Having cleared the distinct concepts of "addiction" and "habit", I can conclude saying that the so-called 21st Century addictions such as netaholism, workaholism and shopaholism, among others, are just merely bad and harmful habits that have a high emotional and psychological impact on the life of the person who has this compulsive behavior, and on the life of the people around them. However, they can be stopped if the person strongly wants to. Addiction, on the other hand, involving a physical dependence, is far more harmful and destructive than a bad habit; it not also destroys the life of the individual, but also the life of the families. Addiction is responsible for the ruin of lives, and the annihilation of countless dreams. A disease to some, a weakness to others, this concept we call addiction, cunning and powerful, affects all of us. Directly or indirectly, addiction plays a role in each and every one of our lives. Whether in a relative, a friend, a co-worker or ourselves, we have all seen the destruction caused by addiction.
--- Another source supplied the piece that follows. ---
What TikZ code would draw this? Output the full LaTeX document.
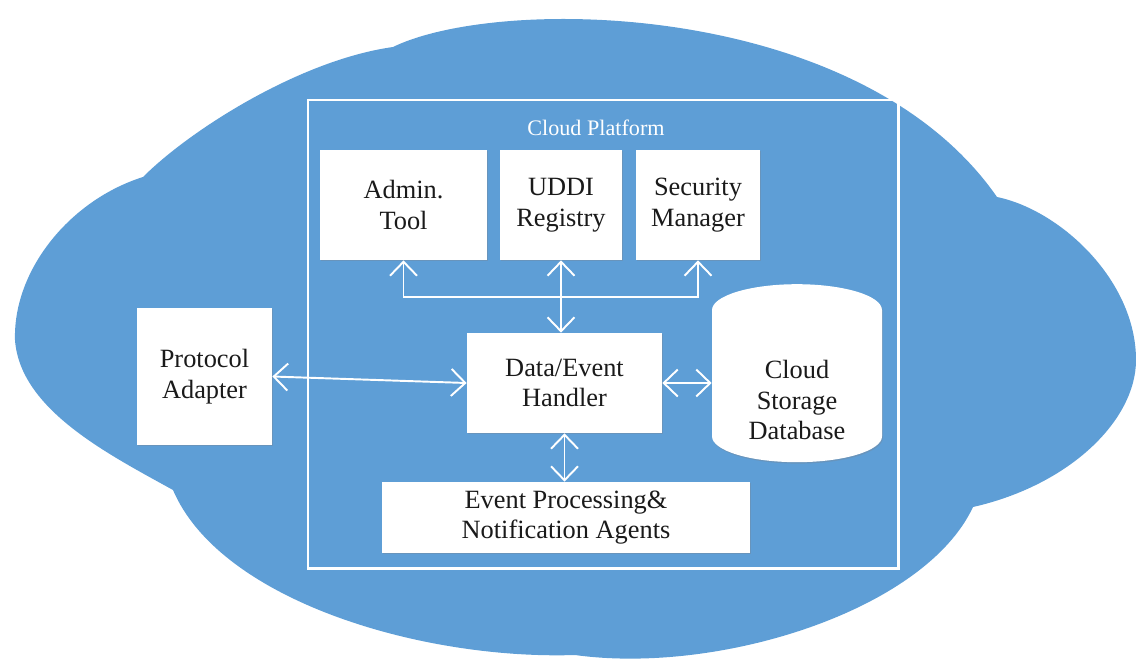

Addiction is a multifaceted behavior that is as complex as the human being. There is no definition that encompasses all aspects of addiction. It is clear that addiction is a mesh of many forces in life converging on an individual who is driven towards a behavior that can be easily identified no matter the context. Social and environmental issues are also important in nurturing an addictive behavior. Attempts to study this have been developed with great difficulty, but most suggest that addictive behavior is greatly influenced by peer groups and ritual. The extent to which non-biological factors or habits play an important role in developing addictive behavior is not well defined. As research continues, however, the complexity of addiction unfolds, and questions continue.